Deferring Capital Gains
A 1031 exchange, also known as a like-kind exchange, is a provision in the U.S. tax code that allows property owners to defer paying capital gains taxes on the sale of certain investment properties as long as the proceeds are reinvested in a similar property within a specific time frame. In a 1031 exchange, the property owner sells their investment property and uses the proceeds to purchase a like-kind property within a specific time period. When appropriately used, the gain on the sale of the property is not taxed. Instead, the existing depreciation and any taxable profit are transferred to the new property.
By deferring the payment of capital gains taxes, the property owner can reinvest the proceeds into a new property, generating more income or appreciation. This can be a powerful tax planning tool for real estate investors, as it allows them to defer paying taxes on the sale of a property and keep more money invested in their business.
Ease of Leverage
Leverage in real estate investing typically refers to using borrowed money to finance the purchase of a property. Using leverage, investors can increase their purchasing power and acquire more rental properties than they could with their own cash. This can help diversify their portfolio and spread their risk across multiple properties.
Using leverage with real estate is easier than with most other investments. For example, you must have a margin account to use leverage when investing in the stock market. Even then, you can face a margin call and be forced to liquidate your investment at an inopportune time. With real estate, your loan stays in place for an extended time and doesn’t change based on property values.

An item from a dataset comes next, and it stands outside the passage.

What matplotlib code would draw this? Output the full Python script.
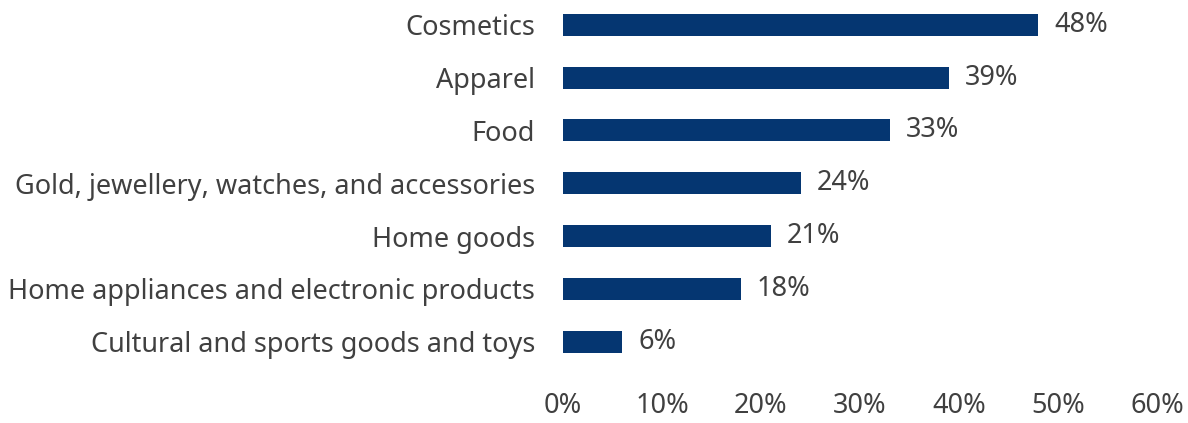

Additionally, leveraging a rental property can increase the potential return on investment if the property appreciates over time. For example, if an investor purchases a rental property for $100,000 with a 20% down payment of $20,000 and the property appreciates to $120,000 over several years, the investor would have made a return of 100% on their initial investment of $20,000, not including any rental income earned during that time.
Cons of Owning Rental Property
Managing a rental property can be time-consuming and require significant effort. Tasks may include finding and screening tenants, responding to maintenance requests, and handling lease agreements and rent collection. In addition, these rental properties require regular maintenance and repairs, which can be costly and time-consuming.
Rental house maintenance costs can be a significant financial burden for landlords. Regular repairs and maintenance tasks such as fixing plumbing issues, repairing electrical systems, or replacing appliances can quickly add up and impact the landlord’s bottom line. It can be incredibly challenging for landlords with limited budgets or tight cash flow, as unexpected maintenance expenses can disrupt financial planning and strain resources.
Tenant issues such as late payments, property damage, and complaints can be stressful and time-consuming. The rental property owner often became a de-facto debt collector. Occasionally, this results in an eviction, which can be a lengthy and costly legal process.
Lack of Liquidity
One of the potential drawbacks of owning rental property is the lack of liquidity. Liquidity refers to how easily an asset can be converted into cash. Compared to other assets such as stocks or bonds, rental property is typically less liquid because it can take time to sell and find a buyer.
If a rental property owner needs to sell their property quickly, they may have to lower the sale price or offer incentives to attract buyers, which could result in a lower return on investment. If you want to make your rental portfolio more liquid, check out my article on the liquidity of residential real estate.
As the real estate market fluctuates, it can affect rental property owners in terms of property value, rental rates, demand for rental properties, financing options, and overall profitability. A booming property market can result in higher property values, increased rental rates, and high demand for rental properties, leading to greater profitability for rental property owners. On the other hand, sluggish market conditions can result in lower property values, reduced rental rates, and decreased demand for rental properties, which can negatively impact the profitability of rental property owners. Over the long haul, a real estate investor is subject to the whims of their local market and the national market.
Effect on Personal Finances
When investing in real estate, the owner usually has complex tax returns. As a result, this may cause problems obtaining a mortgage on their primary residence. Often, banks that make conforming mortgages are not experienced with the intricacies of rental house finances. These banks will have difficulty correctly calculating metrics such as the debt-to-income ratio, which could result in your loan application being denied.
Rental property expenses can also impact personal credit and financial health. If landlords struggle to meet their financial obligations related to the rental property, such as mortgage payments, property taxes, or maintenance costs, it can result in late payments, defaults, or other negative impacts on credit scores. This can, in turn, affect personal financial health and make it challenging to obtain credit or loans in the future, impacting the overall economic well-being.
The lending environment, which includes factors such as interest rates, lending standards, and availability of financing options, can significantly impact rental real estate. The lending environment influences the cost of borrowing money to purchase rental properties, particularly interest rates. When interest rates are low, it can make financing more affordable for rental property owners, resulting in lower monthly mortgage payments and potentially higher cash flow. Conversely, with a higher interest rate, borrowing costs increase, which can impact the profitability of rental properties and reduce cash flow.
Owning rental property can be a lucrative investment strategy. It can provide you with a monthly income and massive wealth through property appreciation. On the other hand, investing in rental houses requires hard work and dedication. The owner must deal with many hassles while holding an illiquid investment.
This article has presented the pros and cons of owning rental property. Is it worth it? Only you can answer that question. The best advice is to study the pros and cons and make an informed decision before you embark on a career as a landlord.